Today has not been fabulous. My gut was of course right, as always. I got a call from my boss that I didn’t get the job. An hour later I had to log onto a staff meeting in which it was announced. My boss kindly offered me the position of the person who got the job. It’s a lateral move. Gee, thanks. Offer me the leftover position of the one who got the one I want. I declined it as I don’t like that position and the only perk is no weekends or holidays but they don’t bother me. So I don’t want it.
I can’t lie. I didn’t even really process it, and I had to listen to it on the meeting and I am kind of in tears . I am very fortunate to work with people who love me and respect me and provided me some comfort . It’s hard not be discouraged. I do believe I deserved it and would have been great at it. I did make a personal decision though. Before I even knew this job could possibly become available, I was everyone’s point person. Someone didn’t know what to do, they come to me, not the supervisor. Because I do know. And I explain well. Well, I’m done with that now. I will direct them to the manager. It sounds craPy and maybe I feel that way, but I do. And I’m only going to be flexible with my weekends when I can, and I’m not going to go out of my way to make them work. Hard work does not pay off sometimes, lol. I guess the plan is to work 2 jobs until I can leave here. I hate having to tell my daughter I didn’t get it who thought I was a shoo in. And she my ex and his wife.

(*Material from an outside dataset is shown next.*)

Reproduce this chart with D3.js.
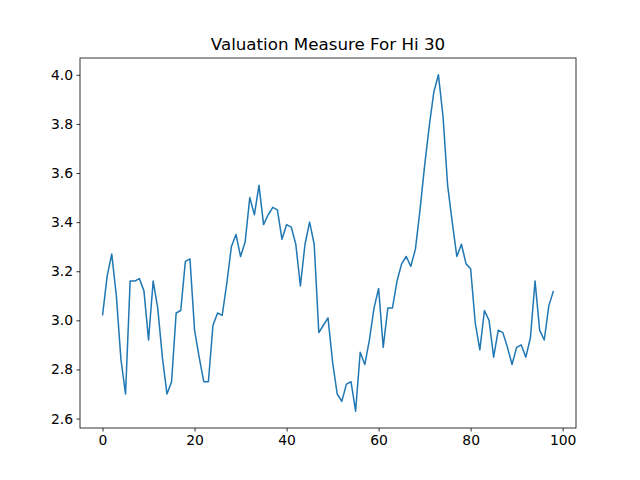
<!DOCTYPE html>
<html><head><meta charset="utf-8">
<script src="https://cdn.jsdelivr.net/npm/d3@7"></script>
<style>body{margin:0;background:#fff}text{font-family:"DejaVu Sans",sans-serif}</style>
</head><body><svg id="c" width="640" height="480"></svg>
<script>
const values=[3.02,3.18,3.27,3.10,2.84,2.70,3.16,3.16,3.17,3.12,2.92,3.16,3.05,2.85,2.70,2.75,3.03,3.04,3.24,3.25,
2.96,2.85,2.75,2.75,2.98,3.03,3.02,3.15,3.30,3.35,3.26,3.32,3.50,3.43,3.55,3.39,3.43,3.46,3.45,3.33,
3.39,3.38,3.31,3.14,3.31,3.40,3.31,2.95,2.98,3.01,2.83,2.70,2.67,2.74,2.75,2.63,2.87,2.82,2.92,3.05,
3.13,2.89,3.05,3.05,3.16,3.23,3.26,3.22,3.29,3.45,3.63,3.79,3.93,4.00,3.83,3.55,3.40,3.26,3.31,3.23,
3.21,2.99,2.88,3.04,3.00,2.85,2.96,2.95,2.89,2.82,2.89,2.90,2.85,2.93,3.16,2.96,2.92,3.06,3.12];
const xTicks=[0,20,40,60,80,100];
const yTicks=[2.6,2.8,3.0,3.2,3.4,3.6,3.8,4.0];
const title="Valuation Measure For Hi 30";
const L=80,T=58,W=496,H=370;
const svg=d3.select("#c");
const x=d3.scaleLinear().domain([-4.9,102.9]).range([L,L+W]);
const y=d3.scaleLinear().domain([2.5615,4.0685]).range([T+H,T]);
svg.append("path").datum(values).attr("fill","none").attr("stroke","#1f77b4").attr("stroke-width",1.5)
 .attr("stroke-linejoin","round").attr("d",d3.line().x((d,i)=>x(i)).y(d=>y(d)));
const ax=svg.append("g").attr("transform",`translate(0,${T+H})`).call(d3.axisBottom(x).tickValues(xTicks).tickSize(3.5).tickPadding(3.5).tickFormat(d3.format("d")));
const ay=svg.append("g").attr("transform",`translate(${L},0)`).call(d3.axisLeft(y).tickValues(yTicks).tickSize(3.5).tickPadding(3.5).tickFormat(d3.format(".1f")));
[ax,ay].forEach(g=>{g.select(".domain").remove();g.selectAll("text").attr("font-size",13.9).attr("font-family","DejaVu Sans").attr("fill","#000");g.selectAll("line").attr("stroke","#000").attr("stroke-width",0.8);});
svg.append("rect").attr("x",L).attr("y",T).attr("width",W).attr("height",H).attr("fill","none").attr("stroke","#000").attr("stroke-width",0.8);
svg.append("text").attr("x",L+W/2).attr("y",T-8).attr("text-anchor","middle").attr("font-size",16.7).text(title);
</script></body></html>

The universe made this decision for a reason. And I know i badly want to move in 3 years. This likely would have stopped me.
In other news, I actually have a date second date tonight. Nice guy who just moved from TX. Unattached, adult daughter, chemistry , thoughtful. Hopefully this continues to move along in a positive direction.
I’m pretty down though, but I plan on turning myself around for this date tonight .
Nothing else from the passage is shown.